Euro Drops on Investors’ Fear of Russia-Ukraine Conflict Hitting the Economy

The Euro suffered a sharp drop on Wednesday to hit its lowest point since May 2020 while investors express their deep concerns over the effect of the escalating war between Russia and Ukraine on Europe’s economic fortune. While at that, the demand for the US dollar increased rapidly as traders sought safe-haven measures.

EUR/USD price chart. Source TradingView

The regional currency fell by 0.5% at the time of writing this report to $1.1069.

More is Anticipated from the ECB

Further additions to the Euro’s problems was the pullback in speculations on the European Central Bank’s interest rate increase. The bond yields of the German government also fell on Tuesday.

A senior economist with the Japanese Mizuho Bank, Colin Asher, has said that there is going to be a negative impact on trade relations, energy supply, and the economy where the Euro is concerned because it is at the forefront and epicenter. 
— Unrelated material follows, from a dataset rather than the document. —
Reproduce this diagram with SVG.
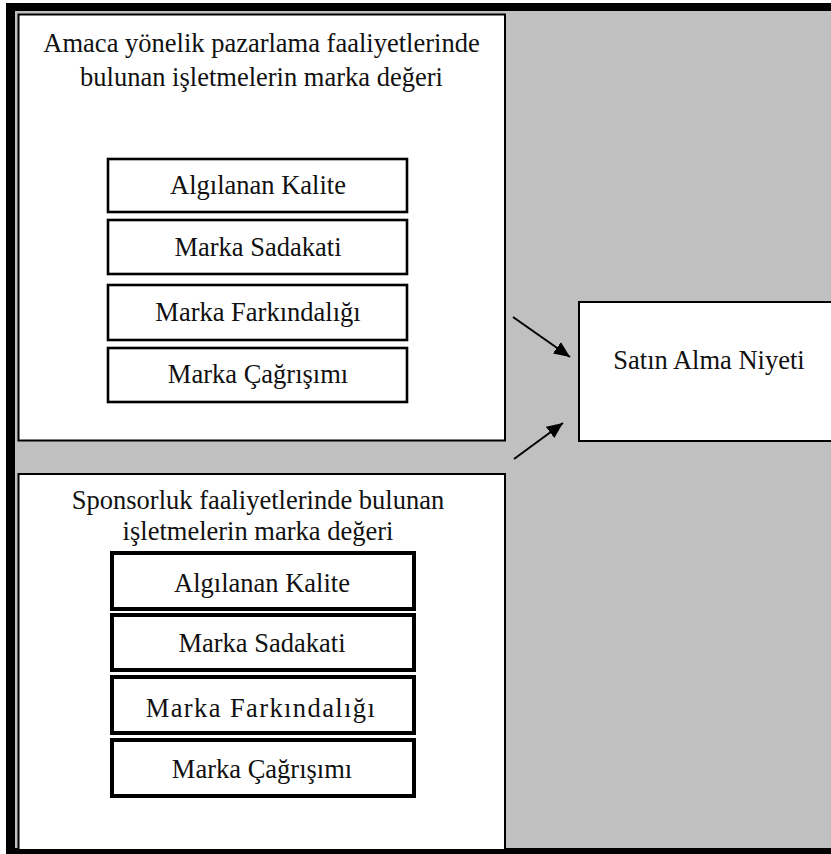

The US dollar recorded more gains as the dollar index increased by 0.4% to remain steady at 97.755.

The Swiss franc as a safe haven performed higher with the Euro down against it by 0.4% at $1.0186, amounting to a seven-year low.

A Push for Conquest

Russian troops are reported to be attempting to surround and subdue cities in Ukraine with the intensified bombing on Wednesday, just seven days after the start of the invasion that has attracted a lot of sanctions on Russia from different Western countries that oppose the war. This has caused many multinational companies to cut ties, stop sales, and drop investments worth tens of billions in dollars.

The Russian ruble has come under intense pressure as it hits 108 rubles to the US dollar after it has been down as low as 120 early in the week.

Other currencies such as the Australian dollar that are linked with commodities kept a hold on their own while increasing prices in gas, oil, coal, and grain are providing support. 

A strategist at Rabobank, Jane Foley, mentioned that the combined strength of commodity prices and Australia’s highly improved present account posture indicates that there is probably a good reason for the AUD/USD pair to make a break with its stereotypical international role as a high-risk currency in the G10. She also expects the pair to have climbed up to $0.74 in value by the end of the year.

On the flip side, higher energy prices have aided gains for the Japanese Yen as a safe haven commodity in spite of the Eastern European crisis, as most of Japan’s energy is being imported. The Japanese Yen dropped back to 115.24 to the US dollar on Wednesday.